Aunque tengan sus diferencias, las dos estrategias comparten un principio en común: el capital no es neutral. La forma en que se lo gestiona puede acelerar procesos de inclusión, regeneración y transición justa, o bien perpetuar desigualdades e impactos negativos.
Un crecimiento sostenido a escala global
A nivel internacional, el crecimiento de estos enfoques es sostenido. Organismos multilaterales como el BID Invest o el Banco Mundial, redes como la Alianza Global para la Inversión de Impacto (GIIN, por sus siglas en inglés) y bancos éticos europeos han desarrollado estándares, métricas y fondos específicos para canalizar recursos hacia sectores estratégicos.
Según el informe “Sizing de Impact Investing Market 2024” publicado por GIIN a fines de 2023, más de 3.907 organizaciones gestionaban USD 1.571 trillones en activos de inversión de impacto a nivel mundial, con una fuerte presencia en áreas como salud, educación, energía limpia, vivienda asequible y agricultura sostenible. Este avance, que representa una tasa de crecimiento anual del 21% desde 2019, confirma la consolidación de este tipo de inversión como un actor central en la canalización del capital hacia soluciones sociales y ambientales.
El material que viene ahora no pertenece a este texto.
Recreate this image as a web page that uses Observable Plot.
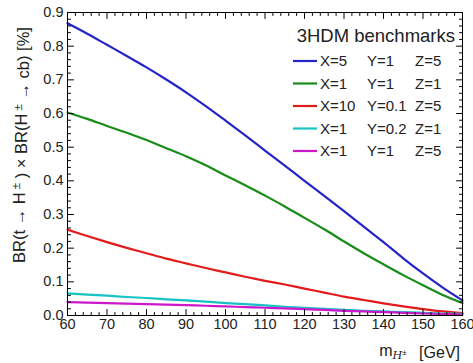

América Latina se ha sumado a esta ola, con experiencias destacadas en Brasil, México y Colombia. Fondos especializados, fintechs con propósito social y plataformas colaborativas están abriendo nuevas posibilidades. Y, con todas sus particularidades, Argentina también empieza a dar señales positivas.
Rosario como laboratorio de innovación financiera
A escala local, varias instituciones comienzan a adoptar este “nuevo” paradigma financiero. Un ejemplo pionero es el del Banco Coinag, que impulsa desde hace algunos años su programa Coinag Sostenible. A través de esta iniciativa, el banco financia proyectos de agricultura regenerativa, energías renovables, eficiencia hídrica y ganadería sostenible, aplicando criterios de evaluación ambiental y condiciones crediticias diferenciales. Además, desarrollaron el primer plazo fijo sostenible del país, donde comprometen el uso de esos fondos exclusivamente para proyectos con impacto positivo.
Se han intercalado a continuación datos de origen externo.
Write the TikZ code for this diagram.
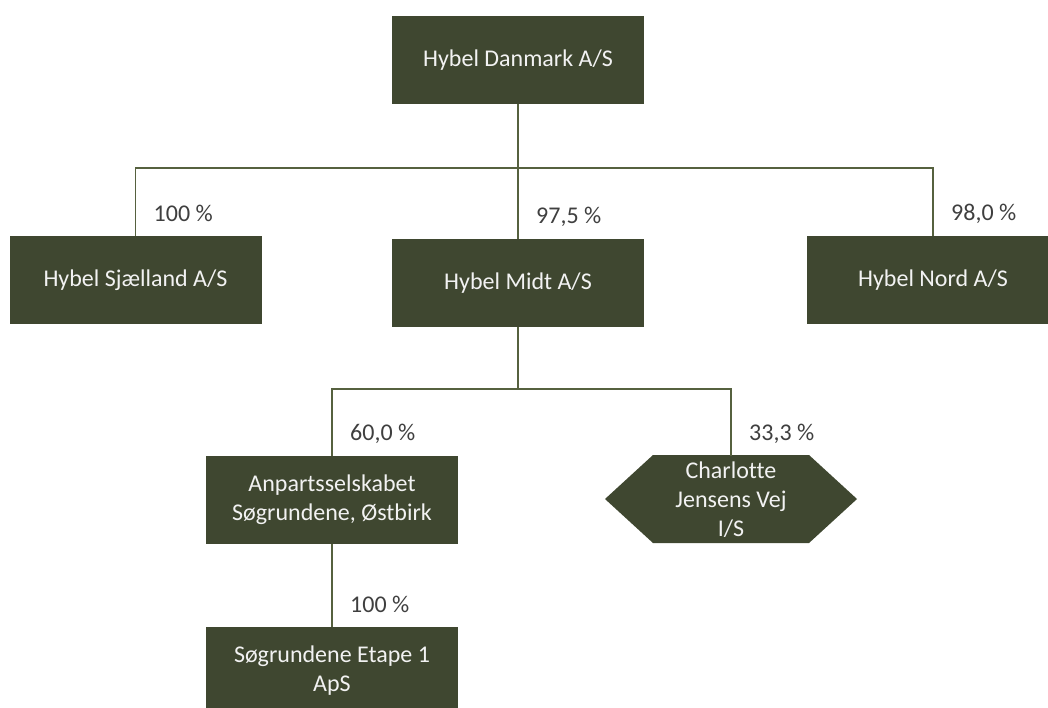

Otra experiencia destacada es la del Banco Municipal de Rosario, una entidad con un fuerte arraigo territorial, que en los últimos tiempos avanzó hacia un enfoque de triple impacto. Mediante programas específicos, promueve líneas de crédito para la instalación de paneles solares, el mejoramiento de sistemas de gestión de residuos y la eficiencia energética tanto para pymes como en hogares particulares. También impulsa iniciativas de inclusión financiera, facilitando el acceso al crédito a sectores tradicionalmente excluidos y promoviendo la educación financiera como eje transversal.
Estas experiencias en nuestra ciudad demuestran que, incluso en contextos económicos complejos, es posible innovar en la gestión del capital con una mirada centrada en el desarrollo sostenible. La combinación de herramientas financieras, compromiso institucional y articulación entre distintos actores locales permite construir soluciones adaptadas a la realidad local y con potencial de escalabilidad.
Redireccionar el capital y transformar el futuro
La discusión sobre este tipo de instrumentos trasciende lo técnico o lo financiero. Frente a una crisis climática que ya no podemos seguir ignorando, y una sociedad que exige mayor coherencia entre el discurso y la acción, se vuelve urgente repensar qué modelos estamos financiando y a qué futuro estamos apostando con nuestro capital. Cada decisión -por más pequeña que parezca- representa una oportunidad concreta de transformación.
Lejos de ser un engranaje ajeno a la ciudadanía, el sistema financiero ocupa un lugar central en la transición hacia una economía baja en carbono, inclusiva y resiliente. Pero ese cambio no va a darse solo. Requiere de regulaciones claras, incentivos fiscales, mayor transparencia y, sobre todo, de una sociedad informada y exigente, capaz de preguntarse con sentido crítico: ¿quién se beneficia con mi inversión?
La oportunidad está ahí. Invertir con propósito no significa resignar ganancias, sino entender que existen otras formas de ganar. Formas que -si las elegimos con responsabilidad- pueden y deben ayudarnos a construir un futuro más justo, habitable y humano.